What is Assessment?
“Assessment is any effort to gather analyze, and interpret evidence which describes institutional, divisional or agency effectiveness" (Upcraft and Schuh, 1996, p 18).
Why is Assessment Important to Loyola University Chicago?
As a research university, LUC views assessment as a natural concern of educators. We want to know what our students have learned, the means by which they learned, and the effectiveness of the learning process. As student affairs practitioners, we must ask: “What evidence might we gather that our students, taken as a group, are in fact acceptably achieving the learning outcomes that we intend?" (“Assessment Protocol” Ignatian Pedagogy, n.d) The pursuit of this question is how we learn what our students know and what they are able to do as the result of participating in co-curricular activities. We see assessment as a crucial part of our work towards continuous improvement of all that we do.
The following is a comprehensive assessment model adapted from Assessment Practice in Student Affairs, an Application Manual. It is highly recommended that departments in the division of student development consult this model prior to conducting assessment. This model provides eight recommended components to an assessment that can help departments frame or plan assessment initiatives:
Tracking—Keeping track of who uses student services, programs, and facilities.

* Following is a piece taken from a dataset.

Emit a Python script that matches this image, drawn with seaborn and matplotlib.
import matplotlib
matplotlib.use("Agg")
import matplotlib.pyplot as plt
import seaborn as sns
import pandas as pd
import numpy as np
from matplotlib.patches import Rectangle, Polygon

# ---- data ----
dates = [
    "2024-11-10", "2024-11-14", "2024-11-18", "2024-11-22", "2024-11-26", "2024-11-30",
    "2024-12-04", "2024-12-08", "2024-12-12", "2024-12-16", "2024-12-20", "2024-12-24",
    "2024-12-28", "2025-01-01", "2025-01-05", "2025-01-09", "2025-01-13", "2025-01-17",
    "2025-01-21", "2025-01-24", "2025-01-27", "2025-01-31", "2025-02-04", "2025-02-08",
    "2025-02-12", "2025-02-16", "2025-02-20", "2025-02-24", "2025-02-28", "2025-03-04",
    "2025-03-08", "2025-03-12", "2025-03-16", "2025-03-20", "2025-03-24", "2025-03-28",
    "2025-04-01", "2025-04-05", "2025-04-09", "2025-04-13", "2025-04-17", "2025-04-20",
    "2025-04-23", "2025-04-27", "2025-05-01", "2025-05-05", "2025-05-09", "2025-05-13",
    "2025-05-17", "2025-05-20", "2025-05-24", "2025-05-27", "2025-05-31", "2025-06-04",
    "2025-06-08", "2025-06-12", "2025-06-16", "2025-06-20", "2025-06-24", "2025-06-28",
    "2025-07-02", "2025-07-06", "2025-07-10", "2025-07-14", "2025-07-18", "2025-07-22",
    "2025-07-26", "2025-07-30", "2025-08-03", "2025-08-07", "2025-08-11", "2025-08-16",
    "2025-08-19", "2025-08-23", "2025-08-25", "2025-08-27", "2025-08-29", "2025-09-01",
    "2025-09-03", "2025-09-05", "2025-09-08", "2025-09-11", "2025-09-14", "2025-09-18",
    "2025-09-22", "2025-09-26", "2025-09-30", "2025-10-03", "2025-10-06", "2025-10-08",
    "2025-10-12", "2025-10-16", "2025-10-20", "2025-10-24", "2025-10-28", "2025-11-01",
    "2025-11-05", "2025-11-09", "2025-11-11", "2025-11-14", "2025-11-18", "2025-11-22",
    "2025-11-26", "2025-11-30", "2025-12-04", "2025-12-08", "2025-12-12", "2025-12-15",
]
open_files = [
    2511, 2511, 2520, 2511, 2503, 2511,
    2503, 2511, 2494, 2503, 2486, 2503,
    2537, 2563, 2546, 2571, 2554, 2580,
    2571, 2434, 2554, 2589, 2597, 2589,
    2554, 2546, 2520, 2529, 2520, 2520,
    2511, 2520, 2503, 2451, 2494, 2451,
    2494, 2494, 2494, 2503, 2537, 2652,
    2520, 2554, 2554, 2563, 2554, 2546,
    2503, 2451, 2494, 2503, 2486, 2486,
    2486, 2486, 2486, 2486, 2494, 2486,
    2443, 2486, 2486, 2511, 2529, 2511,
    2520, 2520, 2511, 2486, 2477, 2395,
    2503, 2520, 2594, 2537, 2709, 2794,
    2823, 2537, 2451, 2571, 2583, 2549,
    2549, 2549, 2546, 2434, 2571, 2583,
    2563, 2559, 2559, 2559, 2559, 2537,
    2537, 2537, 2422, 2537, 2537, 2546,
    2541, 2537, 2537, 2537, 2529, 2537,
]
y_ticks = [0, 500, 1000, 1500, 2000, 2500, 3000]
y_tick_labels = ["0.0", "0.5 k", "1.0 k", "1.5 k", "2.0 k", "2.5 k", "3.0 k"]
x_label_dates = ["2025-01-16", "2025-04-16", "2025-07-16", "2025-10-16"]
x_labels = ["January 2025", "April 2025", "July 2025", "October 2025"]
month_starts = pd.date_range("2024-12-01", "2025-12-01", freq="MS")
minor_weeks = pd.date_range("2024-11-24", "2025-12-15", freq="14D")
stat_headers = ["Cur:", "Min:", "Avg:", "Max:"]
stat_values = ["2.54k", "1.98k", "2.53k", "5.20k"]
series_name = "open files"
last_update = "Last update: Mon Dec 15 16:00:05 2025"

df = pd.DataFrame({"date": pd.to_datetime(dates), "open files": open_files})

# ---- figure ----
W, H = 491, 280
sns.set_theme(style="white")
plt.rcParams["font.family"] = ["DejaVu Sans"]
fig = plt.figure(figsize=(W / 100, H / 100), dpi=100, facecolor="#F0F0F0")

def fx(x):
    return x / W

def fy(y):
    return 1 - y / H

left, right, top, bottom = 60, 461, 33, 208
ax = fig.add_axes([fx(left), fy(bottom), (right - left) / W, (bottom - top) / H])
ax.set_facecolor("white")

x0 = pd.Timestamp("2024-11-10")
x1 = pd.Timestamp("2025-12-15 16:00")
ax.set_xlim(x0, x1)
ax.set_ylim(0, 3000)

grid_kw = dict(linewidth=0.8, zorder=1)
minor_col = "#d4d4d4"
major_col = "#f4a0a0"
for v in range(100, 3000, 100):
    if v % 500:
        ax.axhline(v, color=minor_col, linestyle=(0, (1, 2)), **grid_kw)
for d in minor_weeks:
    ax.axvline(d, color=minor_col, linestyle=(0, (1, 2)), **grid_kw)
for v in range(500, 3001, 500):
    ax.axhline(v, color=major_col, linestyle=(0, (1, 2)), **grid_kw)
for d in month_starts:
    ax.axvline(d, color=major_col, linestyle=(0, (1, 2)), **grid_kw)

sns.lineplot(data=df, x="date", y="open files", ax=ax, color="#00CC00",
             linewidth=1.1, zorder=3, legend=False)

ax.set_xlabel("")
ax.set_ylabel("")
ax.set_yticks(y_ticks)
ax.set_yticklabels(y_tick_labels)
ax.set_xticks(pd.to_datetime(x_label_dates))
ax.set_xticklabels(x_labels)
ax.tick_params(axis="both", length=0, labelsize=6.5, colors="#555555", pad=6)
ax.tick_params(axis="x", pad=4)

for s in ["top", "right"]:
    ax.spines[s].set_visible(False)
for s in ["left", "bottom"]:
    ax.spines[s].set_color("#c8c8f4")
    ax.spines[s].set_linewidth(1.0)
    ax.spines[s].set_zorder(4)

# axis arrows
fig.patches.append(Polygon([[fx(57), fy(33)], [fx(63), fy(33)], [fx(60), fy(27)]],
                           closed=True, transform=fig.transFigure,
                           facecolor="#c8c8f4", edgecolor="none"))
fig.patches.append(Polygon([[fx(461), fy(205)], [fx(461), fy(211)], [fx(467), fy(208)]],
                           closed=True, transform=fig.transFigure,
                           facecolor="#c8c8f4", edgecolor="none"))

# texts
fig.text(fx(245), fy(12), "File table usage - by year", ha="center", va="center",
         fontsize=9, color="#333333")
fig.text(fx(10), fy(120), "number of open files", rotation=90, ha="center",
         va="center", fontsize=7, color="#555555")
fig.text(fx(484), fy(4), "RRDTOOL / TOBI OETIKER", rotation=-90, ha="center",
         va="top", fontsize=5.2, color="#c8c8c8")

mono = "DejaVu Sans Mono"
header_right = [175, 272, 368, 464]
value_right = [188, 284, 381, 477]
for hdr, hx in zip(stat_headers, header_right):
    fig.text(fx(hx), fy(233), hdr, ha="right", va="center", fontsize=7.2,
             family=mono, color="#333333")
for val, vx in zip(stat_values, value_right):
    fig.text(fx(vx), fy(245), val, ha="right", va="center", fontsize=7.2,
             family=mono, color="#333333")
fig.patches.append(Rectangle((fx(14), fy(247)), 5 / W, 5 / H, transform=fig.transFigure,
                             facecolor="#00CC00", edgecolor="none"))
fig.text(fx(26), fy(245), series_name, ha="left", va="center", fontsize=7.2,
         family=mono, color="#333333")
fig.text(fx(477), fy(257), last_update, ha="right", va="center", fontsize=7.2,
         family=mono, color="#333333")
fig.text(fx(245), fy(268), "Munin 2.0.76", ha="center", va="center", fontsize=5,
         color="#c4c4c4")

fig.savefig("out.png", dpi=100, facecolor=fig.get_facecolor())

Needs Assessment—Assessing student and other clientele needs.
Satisfaction Assessment—Assessing student and other clientele satisfaction.

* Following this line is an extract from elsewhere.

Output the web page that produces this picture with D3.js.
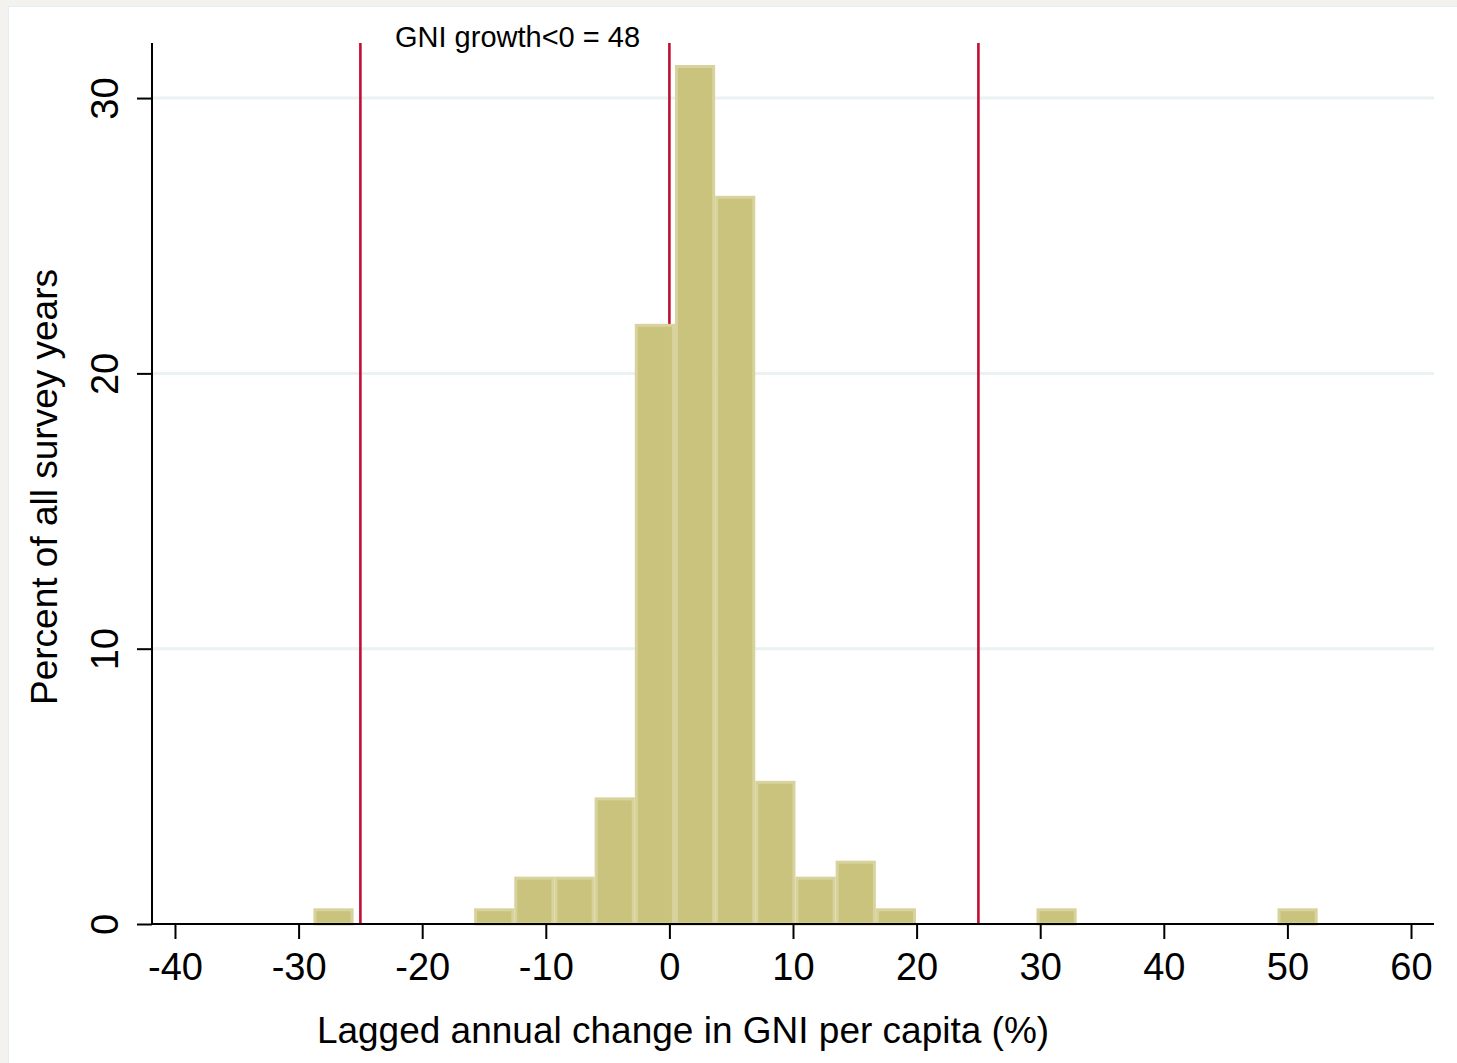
<!DOCTYPE html>
<html>
<head>
<meta charset="utf-8">
<script src="https://cdn.jsdelivr.net/npm/d3@7"></script>
<style>
  body { margin: 0; background: #f3f2ee; }
  text { font-family: "Liberation Sans", Arial, Helvetica, sans-serif; fill: #000; }
</style>
</head>
<body>
<svg id="chart" width="1457" height="1063"></svg>
<script>
// Histogram: bin start, bin width, percent per bin
var binStart = -28.8;
var binWidth = 3.25;
var binPercent = [0.57, 0, 0, 0, 0.57, 1.72, 1.72, 4.6, 21.8, 31.2, 26.45, 5.2, 1.72, 2.3, 0.57,
                  0, 0, 0, 0.57, 0, 0, 0, 0, 0, 0.57];
var xTicks = [-40, -30, -20, -10, 0, 10, 20, 30, 40, 50, 60];
var yTicks = [0, 10, 20, 30];
var refLines = [-25, 0, 25];
var noteText = "GNI growth<0 = 48";
var noteX = -22.2;
var xTitle = "Lagged annual change in GNI per capita (%)";
var yTitle = "Percent of all survey years";

var svg = d3.select("svg#chart");
var width = +svg.attr("width"), height = +svg.attr("height");

// frame
svg.append("rect").attr("width", width).attr("height", height).attr("fill", "#f3f2ee");
svg.append("rect")
  .attr("x", 8.5).attr("y", 6.5)
  .attr("width", width).attr("height", height)
  .attr("fill", "#ffffff")
  .attr("stroke", "#e4edf3").attr("stroke-width", 1);

var plotLeft = 152, plotRight = 1434, plotTop = 43, plotBottom = 924;

var x = d3.scaleLinear().domain([-41.86, 61.86]).range([plotLeft, plotRight]);
var y = d3.scaleLinear().domain([0, 32]).range([plotBottom, plotTop]);

// gridlines
svg.append("g")
  .selectAll("line")
  .data(yTicks.filter(d => d > 0))
  .join("line")
  .attr("x1", plotLeft).attr("x2", plotRight)
  .attr("y1", d => y(d)).attr("y2", d => y(d))
  .attr("stroke", "#eaf2f3")
  .attr("stroke-width", 3);

// reference lines (behind the bars)
svg.append("g")
  .selectAll("line")
  .data(refLines)
  .join("line")
  .attr("x1", d => x(d)).attr("x2", d => x(d))
  .attr("y1", plotTop).attr("y2", plotBottom)
  .attr("stroke", "#c30d33")
  .attr("stroke-width", 2.6);

// bars
var bins = binPercent.map(function (p, i) {
  return { x0: binStart + i * binWidth, x1: binStart + (i + 1) * binWidth, pct: p };
}).filter(d => d.pct > 0);

svg.append("g")
  .selectAll("rect")
  .data(bins)
  .join("rect")
  .attr("x", d => x(d.x0) + 1.5)
  .attr("width", d => x(d.x1) - x(d.x0) - 3)
  .attr("y", d => y(d.pct) + 1.5)
  .attr("height", d => y(0) - y(d.pct) - 1.5)
  .attr("fill", "#c9c37e")
  .attr("stroke", "#d8d39d")
  .attr("stroke-width", 3);

// note
svg.append("text")
  .attr("x", x(noteX))
  .attr("y", 47)
  .style("font-size", "29px")
  .text(noteText);

// x axis
var xAxis = svg.append("g")
  .attr("transform", "translate(0," + plotBottom + ")")
  .call(d3.axisBottom(x).tickValues(xTicks).tickSize(15).tickPadding(14).tickFormat(d => String(d)));
xAxis.select(".domain").attr("d", "M" + plotLeft + ",0H" + plotRight).attr("stroke-width", 2);
xAxis.selectAll(".tick line").attr("stroke-width", 2);
xAxis.selectAll(".tick text").style("font-size", "38px").attr("fill", "#000");

// y axis
var yAxis = svg.append("g")
  .attr("transform", "translate(" + plotLeft + ",0)")
  .call(d3.axisLeft(y).tickValues(yTicks).tickSize(15).tickFormat(d => String(d)));
yAxis.select(".domain").attr("d", "M0," + plotTop + "V" + plotBottom).attr("stroke-width", 2);
yAxis.selectAll(".tick line").attr("stroke-width", 2);
yAxis.selectAll(".tick text")
  .style("font-size", "38px")
  .attr("fill", "#000")
  .attr("x", null).attr("dy", null)
  .attr("text-anchor", "middle")
  .attr("transform", "translate(-34,0) rotate(-90)");

// axis titles
svg.append("text")
  .attr("x", 683).attr("y", 1043)
  .attr("text-anchor", "middle")
  .style("font-size", "37px")
  .text(xTitle);

svg.append("text")
  .attr("transform", "translate(57,487) rotate(-90)")
  .attr("text-anchor", "middle")
  .style("font-size", "37px")
  .text(yTitle);
</script>
</body>
</html>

Student Cultures/Campus Environment Assessment—Assessing campus environments and student cultures.
Outcomes Assessment—Assessing learning outcomes.
Comparable Institution Assessment—Comparing your program/initiative to your peer institutions.
National Standards Assessment—Using nationally accepted standards to assess.
Cost-Effective Assessment—Assessing the cost of a program/initiative related to the amount of student learning or successful achievement of the outcomes.
Ensure that every department within the Division of Student Development has articulated learning outcomes for their programs and initiatives.
Determine that each department has methods in place to assess their stated outcomes.
Establish a yearly reporting process at departmental and divisional level to provide supporting data on assessment of student learning for the Division’s annual report.
Develop capacity to engage in assessment work, and foster a culture of assessment throughout the Division.
Implement a cycle of high-quality direct and indirect assessment practices that support continuous co-curricular enhancements.